Hernandez resigned on 12 September after Monómeros management and other board members resisted the intervention by Colombian corporate regulator Supersociedades, taking a "confrontational" approach with which the Venezuelan engineer fiercely disagreed.

While Supersociedades was already reviewing Monómeros' books, the decision to assume control of the company for a second time since 2019 was accelerated by Venezuelan president Nicolas Maduro's public demand to return the company to his government's hands. As delicate Venezuelan political negotiations unfolded in Mexico, Maduro's remarks rippled through the fertilizer industry, casting doubt on who controlled the company and making it even harder for Monómeros to operate.

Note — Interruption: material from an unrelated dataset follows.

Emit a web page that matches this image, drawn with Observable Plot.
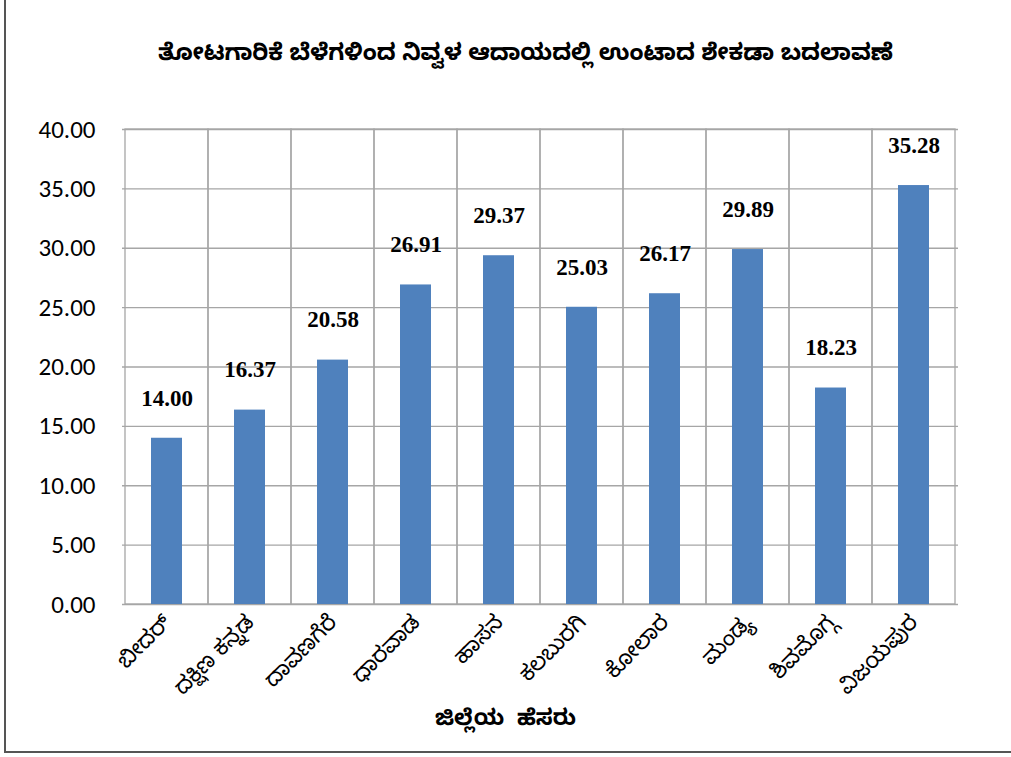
<!DOCTYPE html>
<html>
<head>
<meta charset="utf-8">
<script src="https://cdn.jsdelivr.net/npm/d3@7"></script>
<script src="https://cdn.jsdelivr.net/npm/@observablehq/plot@0.6"></script>
<style>
  html, body { margin: 0; padding: 0; background: #fff; }
  #wrap { position: relative; width: 1011px; height: 757px; overflow: hidden; }
  #frame { position: absolute; left: 4px; top: 0; width: 1010px; height: 753px;
           border-left: 2px solid #555; border-bottom: 2px solid #555; box-sizing: border-box; pointer-events: none; }
</style>
</head>
<body>
<div id="wrap"><div id="frame"></div></div>
<script>
const title = "ತೋಟಗಾರಿಕೆ ಬೆಳೆಗಳಿಂದ ನಿವ್ವಳ ಆದಾಯದಲ್ಲಿ ಉಂಟಾದ ಶೇಕಡಾ ಬದಲಾವಣೆ";
const xTitle = "ಜಿಲ್ಲೆಯ  ಹೆಸರು";
const districts = ["ಬೀದರ್", "ದಕ್ಷಿಣ ಕನ್ನಡ", "ದಾವಣಗೆರೆ", "ಧಾರವಾಡ", "ಹಾಸನ", "ಕಲಬುರಗಿ", "ಕೋಲಾರ", "ಮಂಡ್ಯ", "ಶಿವಮೊಗ್ಗ", "ವಿಜಯಪುರ"];
const values = [14.00, 16.37, 20.58, 26.91, 29.37, 25.03, 26.17, 29.89, 18.23, 35.28];
const yTicks = [0, 5, 10, 15, 20, 25, 30, 35, 40];

const data = districts.map((d, i) => ({district: d, value: values[i]}));
const kn = "'Noto Sans Kannada', 'Noto Serif Kannada', 'Tunga', 'Lohit Kannada', 'Noto Sans', sans-serif";

const chart = Plot.plot({
  width: 1011,
  height: 757,
  marginLeft: 122,
  marginRight: 53,
  marginTop: 129,
  marginBottom: 153,
  style: {background: "transparent", fontFamily: kn},
  x: {domain: districts, padding: 0, label: null},
  y: {domain: [0, 40], label: null},
  marks: [
    Plot.barY(districts, {x: d => d, y1: 0, y2: 40, fill: "none", stroke: "#a6a6a6", strokeWidth: 1.3}),
    Plot.ruleY(yTicks, {stroke: "#a6a6a6", strokeWidth: 1.3}),
    Plot.barY(data, {x: "district", y: "value", fill: "#4F81BD", insetLeft: 26, insetRight: 26}),
    Plot.text(data, {x: "district", y: "value", text: d => d.value.toFixed(2), dy: -40,
      fontFamily: "'Liberation Serif', 'Times New Roman', serif", fontSize: 23, fontWeight: "bold", fill: "#000"}),
    Plot.axisY({ticks: yTicks, tickFormat: d => d.toFixed(2), tickSize: 0, tickPadding: 27,
      fontSize: 25, fontFamily: "Carlito, 'Open Sans', 'Liberation Sans', sans-serif", fill: "#000"}),
    Plot.axisX({tickSize: 0, tickRotate: -45, tickPadding: 14, fontSize: 22, fontFamily: kn, fill: "#000", textAnchor: "end"}),
    Plot.text([title], {frameAnchor: "top", dx: -15, dy: -86, text: d => d, fontSize: 23, fontWeight: "bold", fontFamily: kn, fill: "#000"}),
    Plot.text([xTitle], {frameAnchor: "bottom", dx: -35, dy: 120, text: d => d, fontSize: 22, fontWeight: "bold", fontFamily: kn, fill: "#000"})
  ]
});
document.getElementById("wrap").prepend(chart);
</script>
</body>
</html>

"I saw that (intervention) resolution of Supersociedades as protection, because while the control is in place, the shareholder cannot sell or do anything with the company," Hernandez said, adding that suppliers and distributors were reassured by the regulatory action.

Other Monomeros executives saw the Colombian move as a threat, putting the opposition leadership in an awkward position with respect to its steadfast political ally in Bogota.

Vulnerable asset

Hernandez noted that Monómeros is more vulnerable than Venezuela's biggest state-owned overseas asset, US refiner Citgo that is also controlled by the opposition, while its parent, Venezuela's national oil company PdV, is held by Maduro. Houston-based Citgo, which is the target of myriad creditors kept at bay by the US government, sits below Delaware-based Citgo Holding and PdV Holding, plus the opposition-appointed "ad hoc" PdV legal board in the US.

In contrast, Monómeros is controlled by Venezuelan state-owned petrochemical company Pequiven in Caracas, but an "ad hoc" Pequiven board was never registered in Colombia. Monómeros has a "more fragile political presence that is only protected by the Colombian government," Hernandez said.

After reluctantly accepting the resignation of another key technocrat in his thinning ranks, opposition leader and interim government head Juan Guaido committed to an external audit and restructuring of Monómeros in coordination with Colombia.

Too big to fail

Hernandez asserts that Monómeros is too big to fail for Venezuela as well as for Colombia, where it accounts for 40pc of the local market. The company is especially important for small farmers and for Colombia's potato, coffee and oil palm growers, she said.

Senior opposition figures have told Argus that aside from the credit challenges, Monómeros has been exploited for political patronage from within their ranks, challenging Guaido's claim to responsible stewardship of Venezuela's international assets. Hernandez said she was never subject to political pressure during her more than two-year tenure.

"I don't want to engage in hearsay. We are in a country of laws, and the institutions will investigate and determine what is the truth," she said. "I was never pressured by Juan Guaido or (Voluntad Popular party leader) Leopoldo Lopez," she said.

Guaido's administration and Voluntad Popular both issued statements of support today for a fresh audit and restructuring of the company.